OCULAR Ultrasound by dr luke Philips
FACEM, MBBS, BSC(BIOMED)(HONS), CCPU
EMERGENCY CONSULTANT - ALFRED HEALTH
CO-DIRECTOR OF EMERGENCY MEDICINE TRAINING (THE ALFRED HOSPITAL
CO-CHAIR OF THE EMERGENCY MEDICINE ULTRASOUND GROUP BOARD OF DIRECTORS
75yo Female presents to the ED with sudden onset right visual loss.
I took over from overnight staff and reviewed the patient in the morning. A point of care ocular ultrasound was performed.
The Ultrasound demonstrates a macular off rentinal detachment. The thick undulating hyperechoic membrane in the posterolateral globe is always attached to the optic nerve posteriorly & the ora serrata anteriorly – Almost like a towel pegged on each end to a clothes line. The differential diagnosis is a vitreous detachment which tends to be more mobile, less uniform and is not attached to the optic nerve.

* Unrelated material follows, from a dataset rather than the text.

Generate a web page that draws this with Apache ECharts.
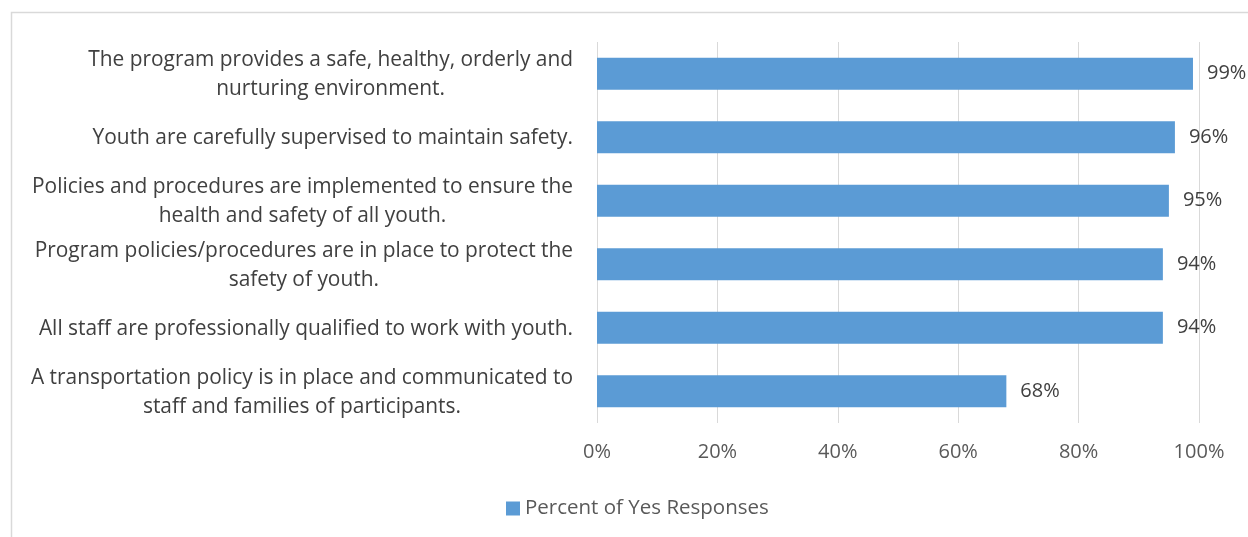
<!DOCTYPE html>
<html>
<head>
<meta charset="utf-8">
<script src="https://cdn.jsdelivr.net/npm/echarts@6/dist/echarts.min.js"></script>
<style>
  html, body { margin: 0; padding: 0; background: #fff; }
  #chart { width: 1248px; height: 537px; }
</style>
</head>
<body>
<div id="chart"></div>
<script>
// Survey statements (top to bottom) and share of "yes" answers
const categories = [
  'The program provides a safe, healthy, orderly and\nnurturing environment.',
  'Youth are carefully supervised to maintain safety.',
  'Policies and procedures are implemented to ensure the\nhealth and safety of all youth.',
  'Program policies/procedures are in place to protect the\nsafety of youth.',
  'All staff are professionally qualified to work with youth.',
  'A transportation policy is in place and communicated to\nstaff and families of participants.'
];
const yesPercent = [0.99, 0.96, 0.95, 0.94, 0.94, 0.68];
const xTicks = [0, 0.2, 0.4, 0.6, 0.8, 1.0];
const seriesName = 'Percent of Yes Responses';

const FONT = '"Open Sans", "Liberation Sans", sans-serif';
const LABEL_SIZE = 20.9;
const LABEL_RIGHT = 573;   // right edge of the category label block
const LINE_H = 29;

const chart = echarts.init(document.getElementById('chart'), null, { renderer: 'canvas' });

const option = {
  backgroundColor: '#ffffff',
  animation: false,
  textStyle: { fontFamily: FONT },
  grid: { left: 597, right: 49, top: 42, bottom: 114, containLabel: false },
  legend: {
    left: 506, top: 498, padding: 0,
    icon: 'rect', itemWidth: 14, itemHeight: 14, itemGap: 10,
    textStyle: { fontSize: 20.5, color: '#595959', fontFamily: FONT },
    data: [seriesName]
  },
  xAxis: {
    type: 'value', min: xTicks[0], max: xTicks[xTicks.length - 1], interval: 0.2,
    axisLine: { show: false }, axisTick: { show: false },
    splitLine: { show: true, lineStyle: { color: '#d9d9d9', width: 1 } },
    axisLabel: {
      margin: 19, fontSize: 20, color: '#595959', fontFamily: FONT,
      formatter: v => Math.round(v * 100) + '%'
    }
  },
  yAxis: {
    type: 'category', inverse: true, data: categories,
    axisLine: { show: false }, axisTick: { show: false },
    axisLabel: { show: false }, splitLine: { show: false }
  },
  series: [{
    name: seriesName, type: 'bar', data: yesPercent, barWidth: 32,
    itemStyle: { color: '#5b9bd5' },
    label: {
      show: true, position: 'right', distance: 14,
      fontSize: 20, color: '#404040', fontFamily: FONT,
      formatter: p => Math.round(p.value * 100) + '%'
    }
  }]
};
chart.setOption(option);

// Category labels: each block right-aligned next to the plot, lines centred within the block
const ctx = document.createElement('canvas').getContext('2d');
ctx.font = LABEL_SIZE + 'px ' + FONT;
const graphics = [
  {
    type: 'rect', silent: true, z: -10,
    shape: { x: 11.5, y: 12.5, width: 1300, height: 600 },
    style: { fill: 'none', stroke: '#d9d9d9', lineWidth: 1.5 }
  }
];
categories.forEach((c, i) => {
  const lines = c.split('\n');
  const w = Math.max(...lines.map(l => ctx.measureText(l).width));
  const y = chart.convertToPixel({ yAxisIndex: 0 }, i);
  graphics.push({
    type: 'text', silent: true,
    x: LABEL_RIGHT - w / 2, y: y + 1,
    style: {
      text: c, fontSize: LABEL_SIZE, fontFamily: FONT, fill: '#404040',
      align: 'center', verticalAlign: 'middle', lineHeight: LINE_H
    }
  });
});
chart.setOption({ graphic: graphics });
</script>
</body>
</html>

Ultrasound has a 97-100% Sensitivity for detecting retinal detachment & is 83-100% Specific in a recent meta-analysis. Use as a rule in test. If not visualised you may need to investigate further by dilating the pupil and looking at the retina with opthalmoscope or pan-optoscope.
The Time to diagnosis after I saw the patient was less than 10 minutes and the patient was referred for an urgent ophthalmology opinion.